Answer: These hydrangeas grow well in a location with direct morning sun or bright dappled light all day long. Avoid hot afternoon sun.
Select a spot with protection from winter winds; this is very important in preventing excessive winter damage to the stems.
They will do best in organic, humusy soil that is evenly moist yet well drained. In a native clay soil, you might try a slightly raised bed or plant on a slight slope to improve the drainage. Also amend the soil in the planting bed generously with organic matter such as compost, shredded and rotted leaves, well aged stable manure/bedding, and/or milled spagnum peat moss along with a small amount of coarse sand.

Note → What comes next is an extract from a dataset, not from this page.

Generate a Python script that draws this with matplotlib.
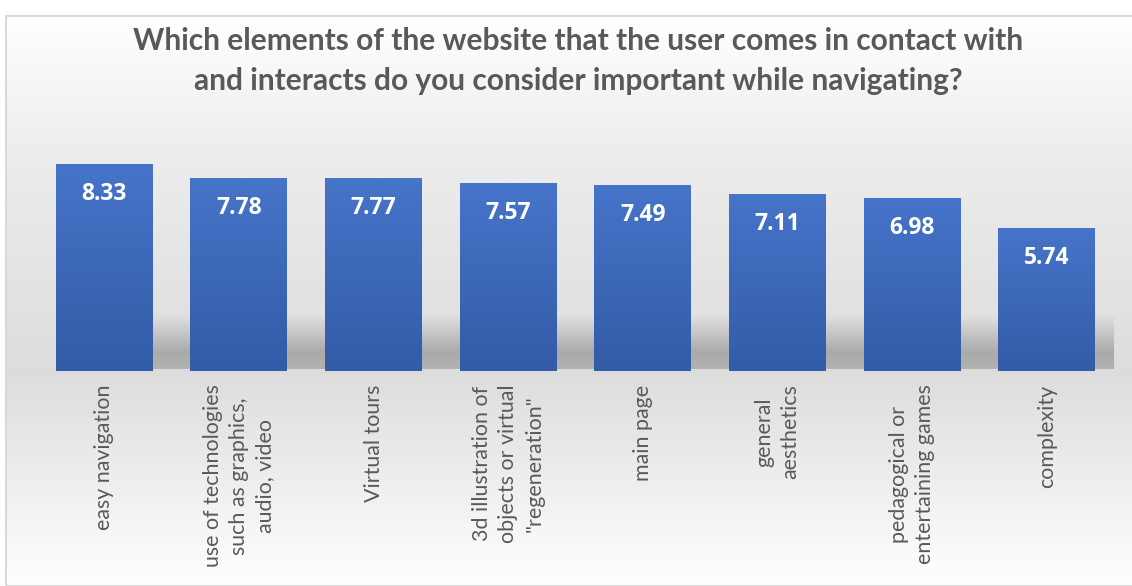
import numpy as np
import matplotlib.pyplot as plt
from matplotlib.colors import LinearSegmentedColormap
from matplotlib.patches import Rectangle

categories = [
    "easy navigation",
    "use of technologies\nsuch as graphics,\naudio, video",
    "Virtual tours",
    "3d illustration of\nobjects or virtual\n\"regeneration\"",
    "main page",
    "general\naesthetics",
    "pedagogical or\nentertaining games",
    "complexity",
]
values = [8.33, 7.78, 7.77, 7.57, 7.49, 7.11, 6.98, 5.74]
title = ("Which elements of the website that the user comes in contact with\n"
         "and interacts do you consider important while navigating?")

W, H = 1132, 586
fig = plt.figure(figsize=(W / 100, H / 100), dpi=100)
fig.patch.set_facecolor("white")

# chart-area background gradient (white -> grey -> white)
bg = fig.add_axes([6 / W, 0, 1 - 6 / W, 1 - 16 / H], zorder=-2)
bg.set_axis_off()
ys = np.array([0, 135, 355, 570])
vals = np.array([1.0, 0.93, 0.865, 1.0])
grad = np.interp(np.arange(570), ys, vals)[:, None]
bg.imshow(np.repeat(grad[:, :, None], 3, axis=2) * np.ones((1, 2, 3)),
          aspect="auto", extent=(0, 1, 0, 1), interpolation="bilinear")
bg.add_patch(Rectangle((0, 0), 1.2, 1.0, transform=bg.transAxes, fill=False,
                       edgecolor="#d9d9d9", linewidth=1.5, clip_on=False))

ax = fig.add_axes([37 / W, 1 - 370.7 / H, 1077 / W, (370.7 - 122.7) / H])
ax.set_facecolor("none")
x = np.arange(len(values))
ax.set_xlim(-0.5, len(values) - 0.5)
ax.set_ylim(0, 10)

# soft shadow band behind the bars (dark at the bottom, fading upwards)
t = np.linspace(0, 1, 80)
alpha = np.interp(t, [0, 0.3, 1], [0.45, 0.55, 0.0]) ** 1.0
shade_rgba = np.zeros((80, 2, 4))
shade_rgba[..., :3] = 0.5
shade_rgba[..., 3] = alpha[:, None]
ax.imshow(shade_rgba, aspect="auto", origin="lower", extent=(-0.2, 7.55, 0.05, 2.2),
          interpolation="bilinear", zorder=1)

bars = ax.bar(x, values, width=0.72, color="#3d68b8", zorder=2)
cmap = LinearSegmentedColormap.from_list("bar", ["#335ca7", "#4674c9"])
for b in bars:
    im = ax.imshow(np.linspace(0, 1, 100)[:, None], cmap=cmap, aspect="auto",
                   origin="lower", extent=(b.get_x(), b.get_x() + b.get_width(),
                                           0, b.get_height()), zorder=3)
    im.set_clip_path(b)
    ax.annotate(f"{b.get_height():.2f}", (b.get_x() + b.get_width() / 2, b.get_height()),
                xytext=(0, -30), textcoords="offset pixels", ha="center", va="center",
                color="white", fontsize=16.5, fontweight="bold", family="Open Sans", zorder=4)

ax.set_yticks([])
ax.set_xticks(x)
ax.set_xticklabels(categories, rotation=90, ha="center", va="top", multialignment="center",
                   fontsize=15.4, color="#595959", family="Lato", linespacing=1.4)
ax.tick_params(axis="x", length=0, pad=10)
for s in ax.spines.values():
    s.set_visible(False)

fig.text(0.5 * (135 + 1022) / W, 1 - 61 / H, title, ha="center", va="center",
         fontsize=21.5, fontweight="bold", color="#595959", family="Lato", linespacing=1.5)

fig.savefig("out.png", dpi=100, facecolor="white")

When you plant, loosen any encircling roots and dig a hole that is three or four times wider than the root ball. Set the plant at the same depth as it grew originally, no deeper. Firm the soil around the roots and water generously to settle any air pockets.
Using an organic mulch year round will also help feed the soil on a gradual basis. During the summer it should be about three inches thick in a flat layer over the roots, in late fall add more for winter protection. The mulch also helps keep the soil moister.
During dry spells, and especially while they are becoming rooted and re-established, you will need to water. To know if you should water, dig into the soil with your finger. If it is still damp, do not water yet. When you do water, apply it slowly and thoroughly so it soaks deep down into the soil. After watering, wait about twelve hours (on clay) and dig down to see how far it actually went; sometimes it can be surprising. With clay soil, it is especially important to water slowly, such as with drip irrigation, so it can be absorbed into the soil.
Do not fertilize now, it is too late in the season for that. Fertilizing now could encourage late season growth that would not have time to harden before winter. Wait and fertilize next spring. Correct watering is far more helpful to them. Good luck with your hydrangeas!